Greenan Mote, Greenan, Co. Waterford
Co. Waterford |
Enclosures
There is nothing to see at Greenan Mote, and that, in its way, is the point. The low, flat earthwork that once rose from the flood-plain of the River Suir in County Waterford was demolished around 1960, leaving no visible trace at ground level. It survives now only in maps, a brief scholarly note, and the category of things that were destroyed before anyone thought too hard about what they might have been.

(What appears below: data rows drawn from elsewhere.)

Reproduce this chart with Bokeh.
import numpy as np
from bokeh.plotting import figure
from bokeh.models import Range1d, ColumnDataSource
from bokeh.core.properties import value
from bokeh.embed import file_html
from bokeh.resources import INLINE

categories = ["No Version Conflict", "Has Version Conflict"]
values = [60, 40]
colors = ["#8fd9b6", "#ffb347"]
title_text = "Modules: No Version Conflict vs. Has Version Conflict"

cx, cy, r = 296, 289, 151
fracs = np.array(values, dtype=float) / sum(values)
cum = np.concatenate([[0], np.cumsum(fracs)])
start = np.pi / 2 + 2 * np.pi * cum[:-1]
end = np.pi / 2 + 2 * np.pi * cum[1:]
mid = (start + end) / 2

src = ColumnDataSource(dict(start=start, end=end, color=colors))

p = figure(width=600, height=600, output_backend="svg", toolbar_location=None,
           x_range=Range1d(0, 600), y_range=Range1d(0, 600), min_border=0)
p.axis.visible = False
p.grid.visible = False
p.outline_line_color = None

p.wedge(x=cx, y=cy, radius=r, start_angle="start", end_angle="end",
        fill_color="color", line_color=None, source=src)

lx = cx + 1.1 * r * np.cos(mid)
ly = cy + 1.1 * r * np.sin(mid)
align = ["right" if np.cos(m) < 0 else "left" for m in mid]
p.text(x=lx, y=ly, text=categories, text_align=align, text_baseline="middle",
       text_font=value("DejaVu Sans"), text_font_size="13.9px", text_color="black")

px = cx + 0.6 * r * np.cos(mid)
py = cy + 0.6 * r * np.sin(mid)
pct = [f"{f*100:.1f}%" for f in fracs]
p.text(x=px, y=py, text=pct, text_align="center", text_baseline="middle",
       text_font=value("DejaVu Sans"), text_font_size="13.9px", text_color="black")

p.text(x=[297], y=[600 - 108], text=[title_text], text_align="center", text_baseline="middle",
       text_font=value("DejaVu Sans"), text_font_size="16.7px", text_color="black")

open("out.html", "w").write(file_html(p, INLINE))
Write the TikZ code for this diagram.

A mote, in the Irish medieval context, is an earthen mound, typically associated with the Norman motte-and-bailey form of fortification, where a raised earthen platform supported a timber tower and was accompanied by an enclosed courtyard. The Ordnance Survey's six-inch map of 1840 records this particular example faintly, as an oval feature measuring roughly 60 metres north to south and 30 metres east to west, sitting on the western side of a low hill in the Suir flood-plain. By the 1922 edition of the same map it is described as a scarped hillock, the sloped edges suggesting deliberate shaping rather than natural accumulation. Both editions name it Greenan Mote. P. Lyons, writing in the Journal of the Royal Society of Antiquaries of Ireland in 1934, described it as a low, flat, and circular mote in a piece cataloguing earthworks near Clonmel, apparently noting it without any particular alarm about its condition. Within a generation it was gone, removed sometime around 1960, its material presumably cleared for agriculture or development in the river plain below Clonmel.